Key Institutions Involved in Mortgage Regulation
The
Lands Commission
The Lands
Commission plays a
pivotal role in property transactions in Ghana, including the creation of
mortgages. It is responsible for registering land titles and ensuring that
property ownership is clearly documented. Without registration at the
Lands Commission, a mortgage may not be legally recognized or enforceable.
Bank
of Ghana
The Bank
of Ghana regulates
the financial sector, including mortgage lending. The Bank ensures that
mortgage institutions operate within the legal framework and that interest
rates on loans are controlled to prevent predatory lending. The Bank of
Ghana also monitors financial institutions that offer mortgage loans to
ensure their compliance with laws such as the Borrowers
and Lenders Act.
The
Judicial Service
In case of a mortgage default or dispute, the Judicial
Service of Ghana is
responsible for adjudicating matters relating to property rights and
enforcement. The courts play a critical role in ensuring that mortgage
agreements are executed according to the law and that the interests of
both lenders and borrowers are protected.
The
National Housing Authority (NHA)
The National
Housing Authority oversees affordable housing development in Ghana and
works in partnership with financial institutions to facilitate mortgage
lending for low- and middle-income earners. This is especially important
in addressing the housing deficit in the country.
Legal Aspects of Mortgages in Ghana
Creation
of Legal Mortgages
To create a
legal mortgage in Ghana, the property title must be transferred to the
lender (mortgagee) as collateral for the loan. The borrower (mortgagor)

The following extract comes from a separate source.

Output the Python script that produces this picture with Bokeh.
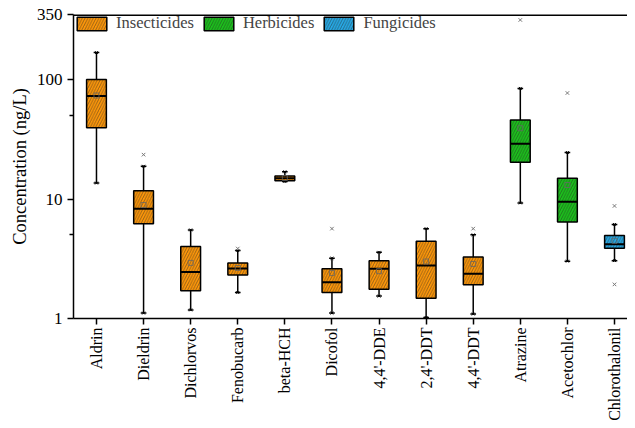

must sign a deed in writing, and the mortgage must be registered with the
Lands Commission.
The
registration of the mortgage ensures that the lender's interest is
protected and can be enforced in case of default.
Equitable
Mortgages
In the case
of an equitable mortgage, the borrower retains ownership of the property,
but the lender holds documents such as title deeds as collateral for the
loan.
Equitable
mortgages are easier to establish than legal mortgages, as they do not
require formal registration with the Lands Commission.
Foreclosure
and Possession
If a
borrower defaults on a mortgage, the lender has the right to take
possession of the property. The lender may seek court orders to take
possession and sell the property to recover the outstanding debt.
The Land
Act, 2020, ensures
that the foreclosure process is legally sound and that the mortgagor’s
rights are protected throughout the process.
Mortgage
Registration
Registration
of mortgages is essential for both the protection of the borrower and the
lender. In Ghana, the Lands Commission is the statutory body responsible for the
registration of all land transactions, including mortgages.
Mortgage
registration is important for establishing priority of claims in the
event of default or dispute. The registration of mortgages prevents fraud
by ensuring that the ownership and financial interests in property are
transparent.
Challenges in the Legal Framework
Land
Title and Ownership Issues
One of the major challenges in the legal framework governing mortgages in
Ghana is the issue of unclear land titles. Traditional land tenure systems
often result in disputes over ownership, making it difficult to create
secure mortgages.
High-Interest
Rates
The legal framework also faces challenges in regulating the cost of
mortgage loans. Despite the Borrowers and Lenders Act, high interest rates remain a barrier to accessing mortgage financing in
Ghana.
Enforcement
Issues
While legal mortgages are enforceable through the courts, the process can
be lengthy and costly. There are also issues related to judicial delays,
which can hinder the timely enforcement of mortgage agreements.
Conclusion
The legal
framework governing mortgages in Ghana is robust, with several laws and
regulations in place to facilitate property transactions and ensure fairness
between borrowers and lenders. However, challenges such as land title issues, high interest rates, and enforcement delays continue to affect the mortgage
market. Addressing these challenges and enhancing the legal framework will be
crucial in making mortgage financing more accessible and effective for property
owners and developers in Ghana and across Africa.